### WHAT YOU HAVE TO DO
From the line with "Generate a Python" to the line with "from matplotlib.patches import Rectangle", both included, repeat each line exactly and leave out the pictures.

### RECORD EXCERPTS
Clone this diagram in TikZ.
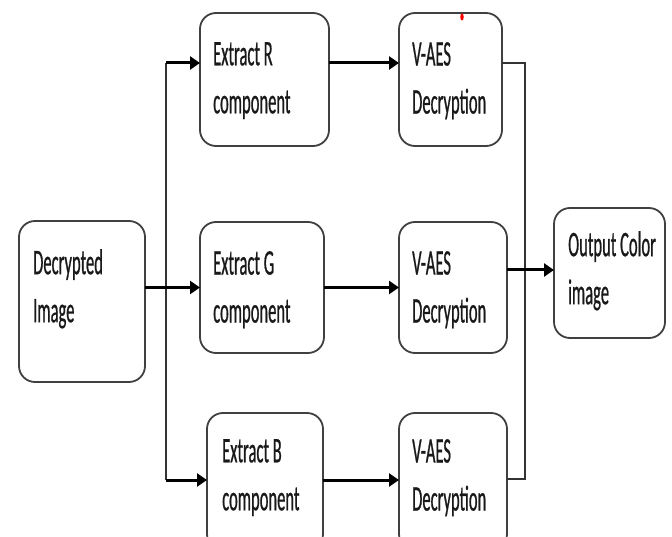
\documentclass[tikz,border=0pt]{standalone}
\usepackage{fontspec}
\setmainfont{Carlito}[FakeStretch=0.46,FakeBold=0.6]
\usetikzlibrary{arrows.meta,calc,shapes.geometric}
\begin{document}
\begin{tikzpicture}[x=1pt,y=-1pt,
  box/.style={draw=black!75,line width=1.8pt,rounded corners=16pt,inner sep=0pt,outer sep=0pt},
  lbl/.style={anchor=north west,inner sep=0pt,align=left,text=black!90,font=\fontsize{36}{48}\selectfont},
  arr/.style={line width=3pt,-{Triangle[length=10pt,width=13pt]}},
  thinline/.style={line width=1.6pt,draw=black!80}]
\useasboundingbox (0,0) rectangle (672,537);
\clip (0,0) rectangle (672,537);
% boxes
\node[box,minimum width=126,minimum height=161] (dec) at (82,301.5) {};
\node[box,minimum width=129,minimum height=133] (exr) at (264.5,79.5) {};
\node[box,minimum width=124,minimum height=131] (exg) at (262,287.5) {};
\node[box,minimum width=116,minimum height=137] (exb) at (265,481.5) {};
\node[box,minimum width=103,minimum height=133] (vr) at (450.5,79.5) {};
\node[box,minimum width=108,minimum height=131] (vg) at (453,287.5) {};
\node[box,minimum width=108,minimum height=137] (vb) at (453,481.5) {};
\node[box,minimum width=111,minimum height=130] (out) at (609.5,273) {};
% labels
\node[lbl] (decT) at (33,249) {Decrypted\\Image};
\node[lbl] (exrT) at (213,42) {Extract R\\component};
\node[lbl] (exgT) at (213,251) {Extract G\\component};
\node[lbl] (exbT) at (222,439) {Extract B\\component};
\node[lbl] (vrT) at (412,42) {V-AES\\Decryption};
\node[lbl] (vgT) at (412,251) {V-AES\\Decryption};
\node[lbl] (vbT) at (412,439) {V-AES\\Decryption};
\node[lbl] (outT) at (568,231) {Output Color\\image};
% red mark
\node[fill=red,ellipse,minimum width=3.5pt,minimum height=7pt,inner sep=0pt] (dot) at (462,17) {};
% junctions
\coordinate (jt) at (166,63);
\coordinate (jb) at (166,480);
\coordinate (rt) at (525,63);
\coordinate (rb) at (525,479);
% connectors
\draw[thinline] (jt) -- (jb);
\draw[arr] (dec.east |- exg.west) -- (exg.west);
\draw[arr] (jt) -- (exr.west |- jt);
\draw[arr] (jb) -- (exb.west |- jb);
\draw[arr] (exr.east |- jt) -- (vr.west |- jt);
\draw[arr] (exg.east) -- (vg.west);
\draw[arr] (exb.east |- jb) -- (vb.west |- jb);
\draw[thinline] (vr.east |- rt) -- (rt) -- (rb) -- (vb.east |- rb);
\draw[arr] (vg.east |- 0,270) -- (out.west |- 0,270);
\end{tikzpicture}
\end{document}
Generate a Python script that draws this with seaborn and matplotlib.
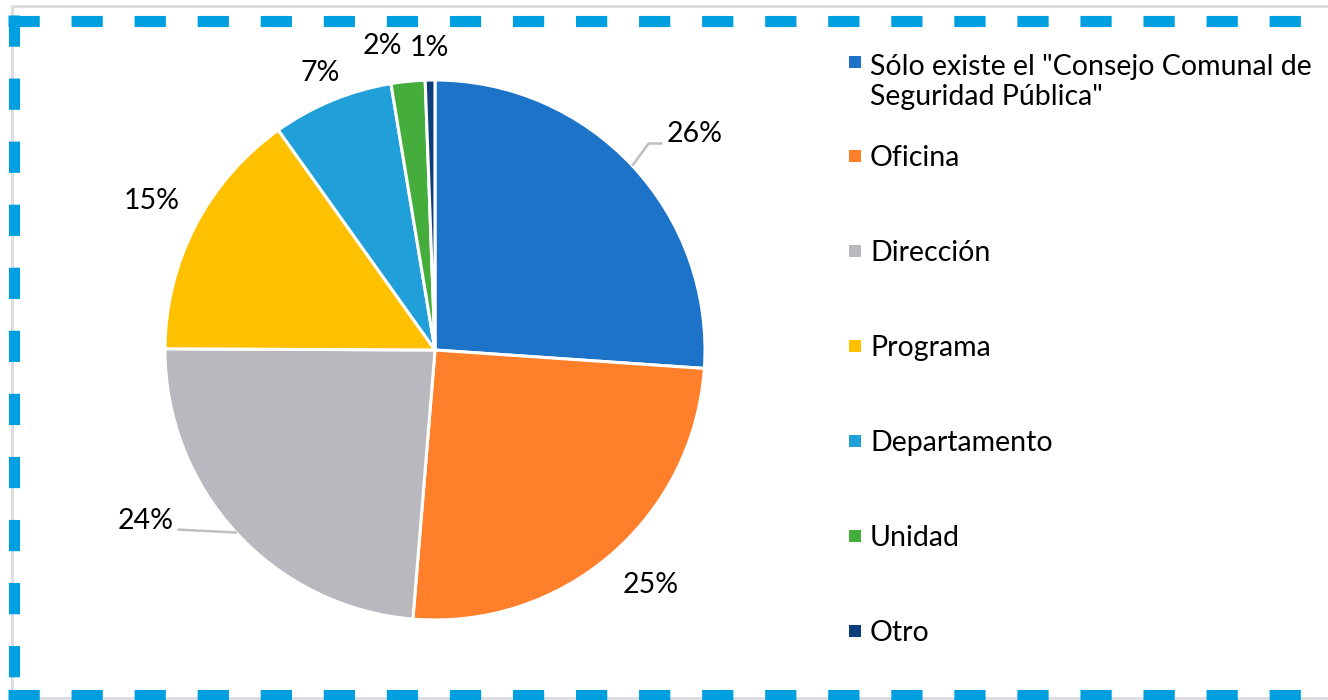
import numpy as np
import seaborn as sns
import matplotlib.pyplot as plt
from matplotlib.lines import Line2D
from matplotlib.patches import Rectangle

# Data: municipalities by type of security unit (n = 345)
categories = ['Sólo existe el "Consejo Comunal de\nSeguridad Pública"', 'Oficina', 'Dirección',
              'Programa', 'Departamento', 'Unidad', 'Otro']
counts = [90, 87, 82, 52, 25, 7, 2]
colors = ['#1c73c8', '#ff7f2a', '#b8b8be', '#ffc000', '#209fd9', '#45ad3b', '#0c3e7c']

sns.set_theme(style='white')
plt.rcParams['font.family'] = ['Lato', 'DejaVu Sans']
plt.rcParams['lines.scale_dashes'] = False

W, H = 1328, 700
fig = plt.figure(figsize=(W / 100, H / 100), dpi=100)
fig.patch.set_facecolor('white')


def px(x, y):
    # pixel (from top-left) -> figure fraction
    return x / W, 1 - y / H


# pie axes: centre (435, 350), radius 270 px
cx, cy, R = 435, 350, 270
half = 300
ax = fig.add_axes([(cx - half) / W, (H - cy - half) / H, 2 * half / W, 2 * half / H])
wedges, _ = ax.pie(counts, colors=sns.color_palette(colors), startangle=90, counterclock=False,
                   radius=1, wedgeprops=dict(edgecolor='white', linewidth=2.2))
lim = half / R
ax.set_xlim(-lim, lim)
ax.set_ylim(-lim, lim)
ax.set_aspect('equal')
ax.axis('off')

# percentage labels
total = sum(counts)
label_dist = [1.25, 1.18, 1.245, 1.185, 1.11, 1.143, 1.12]
label_shift = [-3.3, 1.8, -12, -0.4, 0, 4, 0]
mids = []
for w, c, d, s in zip(wedges, counts, label_dist, label_shift):
    mid = (w.theta1 + w.theta2) / 2
    mids.append(mid)
    a = np.deg2rad(mid + s)
    ax.text(d * np.cos(a), d * np.sin(a), f'{round(100 * c / total)}%',
            ha='center', va='center', fontsize=20.5, color='black')

# leader lines (26% and 24%)
lc = '#bfbfbf'
m = np.deg2rad(mids[0])
m1 = np.deg2rad(mids[0] + 1)
p1 = (1.10 * np.cos(m1), 1.10 * np.sin(m1))
ax.plot([np.cos(m), p1[0], p1[0] + 0.052], [np.sin(m), p1[1], p1[1]], color=lc, lw=1.8,
        solid_capstyle='butt')
m = np.deg2rad(mids[2])
e = np.deg2rad(-145)
ax.plot([np.cos(m), 1.16 * np.cos(e)], [np.sin(m), 1.16 * np.sin(e)], color=lc, lw=1.8)

# legend drawn manually
leg_y = [62, 156, 251, 346, 441, 536, 631]
line_gap = 33
for lab, col, y in zip(categories, colors, leg_y):
    x0, y0 = px(849, y + 6)
    fig.add_artist(Rectangle((x0, y0), 12 / W, 12 / H, transform=fig.transFigure,
                             facecolor=col, edgecolor='none'))
    nl = lab.count('\n')
    tx, ty = px(870, y + 10 + line_gap * nl)
    fig.text(tx, ty, lab, ha='left', va='baseline', fontsize=20.5, color='black',
             linespacing=1.17)

# outer light frame
fig.add_artist(Rectangle(px(12, 698), (W + 20) / W, 692 / H, transform=fig.transFigure,
                         facecolor='none', edgecolor='#dcdce0', lw=2))

# blue dashed border
bc = '#009fe0'
dash = (0, (22.5, 22.9))
for xs, ys in [([8, W + 10], [20.5, 20.5]), ([13.5, 13.5], [15, 705]),
               ([8, W + 10], [695, 695]), ([W + 4, W + 4], [15, 705])]:
    xx = [x / W for x in xs]
    yy = [1 - y / H for y in ys]
    fig.add_artist(Line2D(xx, yy, transform=fig.transFigure, color=bc, lw=8, linestyle=dash,
                          solid_capstyle='butt', dash_capstyle='butt'))

fig.savefig('out.png', dpi=100, facecolor='white')
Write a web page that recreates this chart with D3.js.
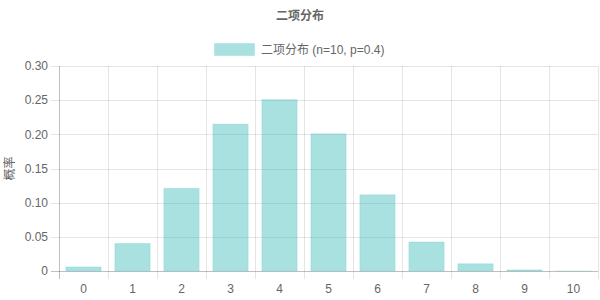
<!DOCTYPE html>
<html><head><meta charset="utf-8">
<script src="https://cdn.jsdelivr.net/npm/d3@7"></script>
<style>body{margin:0;background:#fff}svg{display:block}text{font-family:"Helvetica Neue",Helvetica,Arial,"Liberation Sans","Noto Sans CJK SC",sans-serif}</style>
</head><body><svg id="c" width="600" height="300"></svg>
<script>
const categories = ["0","1","2","3","4","5","6","7","8","9","10"];
const probabilities = [0.006, 0.0403, 0.1209, 0.215, 0.2508, 0.2007, 0.1115, 0.0425, 0.0106, 0.0016, 0.0001];
const yTicks = [0, 0.05, 0.10, 0.15, 0.20, 0.25, 0.30];
const titleText = "二项分布";
const legendText = "二项分布 (n=10, p=0.4)";
const yTitle = "概率";

const svg = d3.select("#c");
const L = 59, R = 598, T = 66, B = 271;
const x = d3.scaleBand().domain(categories).range([L, R]).paddingInner(0).paddingOuter(0);
const y = d3.scaleLinear().domain([0, 0.30]).range([B, T]);
const grid = "rgba(0,0,0,0.1)";
const txt = "#666";

// horizontal gridlines + y ticks
svg.append("g").selectAll("line").data(yTicks).join("line")
  .attr("x1", L - 8).attr("x2", R).attr("y1", d => Math.round(y(d)) + 0.5).attr("y2", d => Math.round(y(d)) + 0.5)
  .attr("stroke", (d) => d === 0 ? "rgba(0,0,0,0.25)" : grid).attr("stroke-width", 1);
// vertical gridlines at category boundaries
const bounds = categories.map(c => x(c)).concat([R]);
svg.append("g").selectAll("line").data(bounds).join("line")
  .attr("x1", d => Math.round(d) + 0.5).attr("x2", d => Math.round(d) + 0.5)
  .attr("y1", T).attr("y2", B + 8)
  .attr("stroke", (d, i) => i === 0 ? "rgba(0,0,0,0.25)" : grid);

// y tick labels
svg.append("g").selectAll("text").data(yTicks).join("text")
  .attr("x", 48).attr("y", d => y(d)).attr("dy", "0.35em").attr("text-anchor", "end")
  .attr("font-size", 12).attr("fill", txt)
  .text(d => d === 0 ? "0" : d3.format(".2f")(d));

// x tick labels
svg.append("g").selectAll("text").data(categories).join("text")
  .attr("x", d => x(d) + x.bandwidth() / 2).attr("y", 289).attr("dy", "0.35em").attr("text-anchor", "middle")
  .attr("font-size", 12).attr("fill", txt).text(d => d);

// bars
const bw = x.bandwidth() * 0.72;
svg.append("g").selectAll("rect").data(probabilities).join("rect")
  .attr("x", (d, i) => x(categories[i]) + (x.bandwidth() - bw) / 2)
  .attr("width", bw)
  .attr("y", d => y(d))
  .attr("height", d => B - y(d))
  .attr("fill", "rgba(75,192,192,0.48)")
  .attr("stroke", "rgba(75,192,192,0.2)").attr("stroke-width", 1);

// title
svg.append("text").attr("x", 300).attr("y", 16).attr("dy", "0.35em").attr("text-anchor", "middle")
  .attr("font-size", 12).attr("font-weight", "bold").attr("fill", txt).text(titleText);

// legend
svg.append("rect").attr("x", 214.5).attr("y", 43.5).attr("width", 40).attr("height", 12)
  .attr("fill", "rgba(75,192,192,0.48)").attr("stroke", "rgba(75,192,192,0.2)");
svg.append("text").attr("x", 261).attr("y", 49.5).attr("dy", "0.35em")
  .attr("font-size", 12).attr("fill", txt).text(legendText);

// y title
svg.append("text").attr("transform", "translate(10," + ((T + B) / 2) + ") rotate(-90)")
  .attr("dy", "0.35em").attr("text-anchor", "middle").attr("font-size", 12).attr("fill", txt).text(yTitle);
</script></body></html>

### TASK RESPONSE
Generate a Python script that draws this with seaborn and matplotlib.
import numpy as np
import seaborn as sns
import matplotlib.pyplot as plt
from matplotlib.lines import Line2D
from matplotlib.patches import Rectangle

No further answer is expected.